SOURCE MATERIAL:
****************

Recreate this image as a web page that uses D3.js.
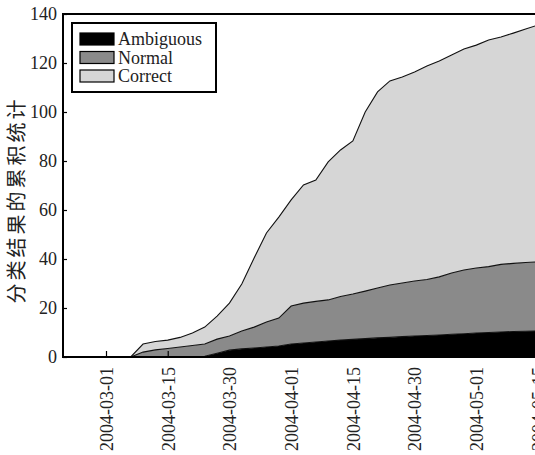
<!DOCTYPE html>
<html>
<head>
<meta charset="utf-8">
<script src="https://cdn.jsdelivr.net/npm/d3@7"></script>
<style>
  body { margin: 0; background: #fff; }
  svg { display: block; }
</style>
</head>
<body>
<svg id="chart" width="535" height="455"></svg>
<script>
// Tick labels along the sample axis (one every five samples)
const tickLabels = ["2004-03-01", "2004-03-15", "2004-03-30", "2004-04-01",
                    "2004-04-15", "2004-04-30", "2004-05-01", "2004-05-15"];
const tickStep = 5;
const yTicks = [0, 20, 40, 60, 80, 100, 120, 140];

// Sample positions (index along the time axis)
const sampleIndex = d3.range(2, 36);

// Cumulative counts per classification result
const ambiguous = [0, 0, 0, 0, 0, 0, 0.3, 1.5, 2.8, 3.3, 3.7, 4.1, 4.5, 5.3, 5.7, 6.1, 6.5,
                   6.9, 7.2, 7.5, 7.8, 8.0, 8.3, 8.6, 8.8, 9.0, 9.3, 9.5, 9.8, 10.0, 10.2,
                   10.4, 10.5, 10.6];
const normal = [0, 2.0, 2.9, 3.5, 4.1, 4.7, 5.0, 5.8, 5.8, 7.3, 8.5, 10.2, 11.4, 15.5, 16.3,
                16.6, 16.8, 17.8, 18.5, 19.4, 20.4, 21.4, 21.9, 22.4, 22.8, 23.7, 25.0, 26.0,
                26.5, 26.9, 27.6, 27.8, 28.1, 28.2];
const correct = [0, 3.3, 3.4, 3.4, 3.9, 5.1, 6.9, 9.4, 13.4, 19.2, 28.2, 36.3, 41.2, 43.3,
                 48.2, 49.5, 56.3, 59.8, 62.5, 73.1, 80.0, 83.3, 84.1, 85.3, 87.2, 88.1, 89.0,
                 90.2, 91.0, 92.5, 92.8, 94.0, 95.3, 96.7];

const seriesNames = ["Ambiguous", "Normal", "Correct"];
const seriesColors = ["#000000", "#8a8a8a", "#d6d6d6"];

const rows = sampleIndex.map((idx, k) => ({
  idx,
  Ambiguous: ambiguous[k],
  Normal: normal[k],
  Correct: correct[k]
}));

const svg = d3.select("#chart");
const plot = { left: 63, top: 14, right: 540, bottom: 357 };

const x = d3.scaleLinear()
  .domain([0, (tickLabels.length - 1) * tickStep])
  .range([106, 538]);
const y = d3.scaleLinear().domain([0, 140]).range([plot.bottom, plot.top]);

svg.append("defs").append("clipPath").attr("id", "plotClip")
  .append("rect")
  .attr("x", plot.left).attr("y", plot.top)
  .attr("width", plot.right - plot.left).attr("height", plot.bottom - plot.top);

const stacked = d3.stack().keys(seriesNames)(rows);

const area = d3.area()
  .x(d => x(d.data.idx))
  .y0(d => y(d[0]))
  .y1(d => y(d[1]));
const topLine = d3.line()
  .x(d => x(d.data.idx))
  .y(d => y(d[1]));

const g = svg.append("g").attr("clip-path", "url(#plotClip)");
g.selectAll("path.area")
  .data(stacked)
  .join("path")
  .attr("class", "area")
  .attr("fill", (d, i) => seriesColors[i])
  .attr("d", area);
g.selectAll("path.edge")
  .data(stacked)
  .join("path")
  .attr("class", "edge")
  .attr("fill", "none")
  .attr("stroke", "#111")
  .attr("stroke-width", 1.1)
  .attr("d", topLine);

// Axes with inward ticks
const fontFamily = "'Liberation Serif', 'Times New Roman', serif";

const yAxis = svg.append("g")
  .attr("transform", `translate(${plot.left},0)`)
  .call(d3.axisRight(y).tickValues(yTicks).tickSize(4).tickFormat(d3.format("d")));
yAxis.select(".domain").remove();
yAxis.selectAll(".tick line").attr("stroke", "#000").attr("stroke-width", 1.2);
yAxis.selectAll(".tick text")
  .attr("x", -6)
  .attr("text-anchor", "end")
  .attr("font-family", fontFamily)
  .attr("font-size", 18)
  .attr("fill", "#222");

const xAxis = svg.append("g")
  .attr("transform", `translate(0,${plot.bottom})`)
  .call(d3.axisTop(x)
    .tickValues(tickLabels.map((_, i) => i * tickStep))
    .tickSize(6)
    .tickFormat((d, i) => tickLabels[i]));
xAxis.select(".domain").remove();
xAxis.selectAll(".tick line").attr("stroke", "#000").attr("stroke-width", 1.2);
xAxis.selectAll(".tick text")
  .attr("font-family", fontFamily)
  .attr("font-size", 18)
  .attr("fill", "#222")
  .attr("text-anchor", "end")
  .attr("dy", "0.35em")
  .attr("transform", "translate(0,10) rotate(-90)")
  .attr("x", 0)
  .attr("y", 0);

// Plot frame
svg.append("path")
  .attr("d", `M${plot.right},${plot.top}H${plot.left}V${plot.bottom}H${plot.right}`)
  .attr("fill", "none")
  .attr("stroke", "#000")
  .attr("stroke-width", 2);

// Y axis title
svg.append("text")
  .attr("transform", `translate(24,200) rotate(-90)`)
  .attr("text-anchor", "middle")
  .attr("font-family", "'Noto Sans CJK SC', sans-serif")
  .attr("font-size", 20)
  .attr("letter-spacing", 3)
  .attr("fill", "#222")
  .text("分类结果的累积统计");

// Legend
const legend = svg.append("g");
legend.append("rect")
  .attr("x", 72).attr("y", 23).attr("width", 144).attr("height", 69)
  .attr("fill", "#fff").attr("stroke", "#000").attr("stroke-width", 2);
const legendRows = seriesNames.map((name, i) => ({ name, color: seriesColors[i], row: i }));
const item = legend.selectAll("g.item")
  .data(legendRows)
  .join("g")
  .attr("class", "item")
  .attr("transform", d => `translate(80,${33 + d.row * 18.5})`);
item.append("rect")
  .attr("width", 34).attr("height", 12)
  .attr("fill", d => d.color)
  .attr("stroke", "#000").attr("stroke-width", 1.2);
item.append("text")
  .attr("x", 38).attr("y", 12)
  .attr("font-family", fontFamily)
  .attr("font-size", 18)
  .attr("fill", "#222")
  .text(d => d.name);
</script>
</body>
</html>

****************

YOUR INSTRUCTIONS:
Write out again every line above exactly as given; the pictures do not belong in the copy.

COMPLETE OUTPUT:
Recreate this image as a web page that uses D3.js.
<!DOCTYPE html>
<html>
<head>
<meta charset="utf-8">
<script src="https://cdn.jsdelivr.net/npm/d3@7"></script>
<style>
  body { margin: 0; background: #fff; }
  svg { display: block; }
</style>
</head>
<body>
<svg id="chart" width="535" height="455"></svg>
<script>
// Tick labels along the sample axis (one every five samples)
const tickLabels = ["2004-03-01", "2004-03-15", "2004-03-30", "2004-04-01",
                    "2004-04-15", "2004-04-30", "2004-05-01", "2004-05-15"];
const tickStep = 5;
const yTicks = [0, 20, 40, 60, 80, 100, 120, 140];

// Sample positions (index along the time axis)
const sampleIndex = d3.range(2, 36);

// Cumulative counts per classification result
const ambiguous = [0, 0, 0, 0, 0, 0, 0.3, 1.5, 2.8, 3.3, 3.7, 4.1, 4.5, 5.3, 5.7, 6.1, 6.5,
                   6.9, 7.2, 7.5, 7.8, 8.0, 8.3, 8.6, 8.8, 9.0, 9.3, 9.5, 9.8, 10.0, 10.2,
                   10.4, 10.5, 10.6];
const normal = [0, 2.0, 2.9, 3.5, 4.1, 4.7, 5.0, 5.8, 5.8, 7.3, 8.5, 10.2, 11.4, 15.5, 16.3,
                16.6, 16.8, 17.8, 18.5, 19.4, 20.4, 21.4, 21.9, 22.4, 22.8, 23.7, 25.0, 26.0,
                26.5, 26.9, 27.6, 27.8, 28.1, 28.2];
const correct = [0, 3.3, 3.4, 3.4, 3.9, 5.1, 6.9, 9.4, 13.4, 19.2, 28.2, 36.3, 41.2, 43.3,
                 48.2, 49.5, 56.3, 59.8, 62.5, 73.1, 80.0, 83.3, 84.1, 85.3, 87.2, 88.1, 89.0,
                 90.2, 91.0, 92.5, 92.8, 94.0, 95.3, 96.7];

const seriesNames = ["Ambiguous", "Normal", "Correct"];
const seriesColors = ["#000000", "#8a8a8a", "#d6d6d6"];

const rows = sampleIndex.map((idx, k) => ({
  idx,
  Ambiguous: ambiguous[k],
  Normal: normal[k],
  Correct: correct[k]
}));

const svg = d3.select("#chart");
const plot = { left: 63, top: 14, right: 540, bottom: 357 };

const x = d3.scaleLinear()
  .domain([0, (tickLabels.length - 1) * tickStep])
  .range([106, 538]);
const y = d3.scaleLinear().domain([0, 140]).range([plot.bottom, plot.top]);

svg.append("defs").append("clipPath").attr("id", "plotClip")
  .append("rect")
  .attr("x", plot.left).attr("y", plot.top)
  .attr("width", plot.right - plot.left).attr("height", plot.bottom - plot.top);

const stacked = d3.stack().keys(seriesNames)(rows);

const area = d3.area()
  .x(d => x(d.data.idx))
  .y0(d => y(d[0]))
  .y1(d => y(d[1]));
const topLine = d3.line()
  .x(d => x(d.data.idx))
  .y(d => y(d[1]));

const g = svg.append("g").attr("clip-path", "url(#plotClip)");
g.selectAll("path.area")
  .data(stacked)
  .join("path")
  .attr("class", "area")
  .attr("fill", (d, i) => seriesColors[i])
  .attr("d", area);
g.selectAll("path.edge")
  .data(stacked)
  .join("path")
  .attr("class", "edge")
  .attr("fill", "none")
  .attr("stroke", "#111")
  .attr("stroke-width", 1.1)
  .attr("d", topLine);

// Axes with inward ticks
const fontFamily = "'Liberation Serif', 'Times New Roman', serif";

const yAxis = svg.append("g")
  .attr("transform", `translate(${plot.left},0)`)
  .call(d3.axisRight(y).tickValues(yTicks).tickSize(4).tickFormat(d3.format("d")));
yAxis.select(".domain").remove();
yAxis.selectAll(".tick line").attr("stroke", "#000").attr("stroke-width", 1.2);
yAxis.selectAll(".tick text")
  .attr("x", -6)
  .attr("text-anchor", "end")
  .attr("font-family", fontFamily)
  .attr("font-size", 18)
  .attr("fill", "#222");

const xAxis = svg.append("g")
  .attr("transform", `translate(0,${plot.bottom})`)
  .call(d3.axisTop(x)
    .tickValues(tickLabels.map((_, i) => i * tickStep))
    .tickSize(6)
    .tickFormat((d, i) => tickLabels[i]));
xAxis.select(".domain").remove();
xAxis.selectAll(".tick line").attr("stroke", "#000").attr("stroke-width", 1.2);
xAxis.selectAll(".tick text")
  .attr("font-family", fontFamily)
  .attr("font-size", 18)
  .attr("fill", "#222")
  .attr("text-anchor", "end")
  .attr("dy", "0.35em")
  .attr("transform", "translate(0,10) rotate(-90)")
  .attr("x", 0)
  .attr("y", 0);

// Plot frame
svg.append("path")
  .attr("d", `M${plot.right},${plot.top}H${plot.left}V${plot.bottom}H${plot.right}`)
  .attr("fill", "none")
  .attr("stroke", "#000")
  .attr("stroke-width", 2);

// Y axis title
svg.append("text")
  .attr("transform", `translate(24,200) rotate(-90)`)
  .attr("text-anchor", "middle")
  .attr("font-family", "'Noto Sans CJK SC', sans-serif")
  .attr("font-size", 20)
  .attr("letter-spacing", 3)
  .attr("fill", "#222")
  .text("分类结果的累积统计");

// Legend
const legend = svg.append("g");
legend.append("rect")
  .attr("x", 72).attr("y", 23).attr("width", 144).attr("height", 69)
  .attr("fill", "#fff").attr("stroke", "#000").attr("stroke-width", 2);
const legendRows = seriesNames.map((name, i) => ({ name, color: seriesColors[i], row: i }));
const item = legend.selectAll("g.item")
  .data(legendRows)
  .join("g")
  .attr("class", "item")
  .attr("transform", d => `translate(80,${33 + d.row * 18.5})`);
item.append("rect")
  .attr("width", 34).attr("height", 12)
  .attr("fill", d => d.color)
  .attr("stroke", "#000").attr("stroke-width", 1.2);
item.append("text")
  .attr("x", 38).attr("y", 12)
  .attr("font-family", fontFamily)
  .attr("font-size", 18)
  .attr("fill", "#222")
  .text(d => d.name);
</script>
</body>
</html>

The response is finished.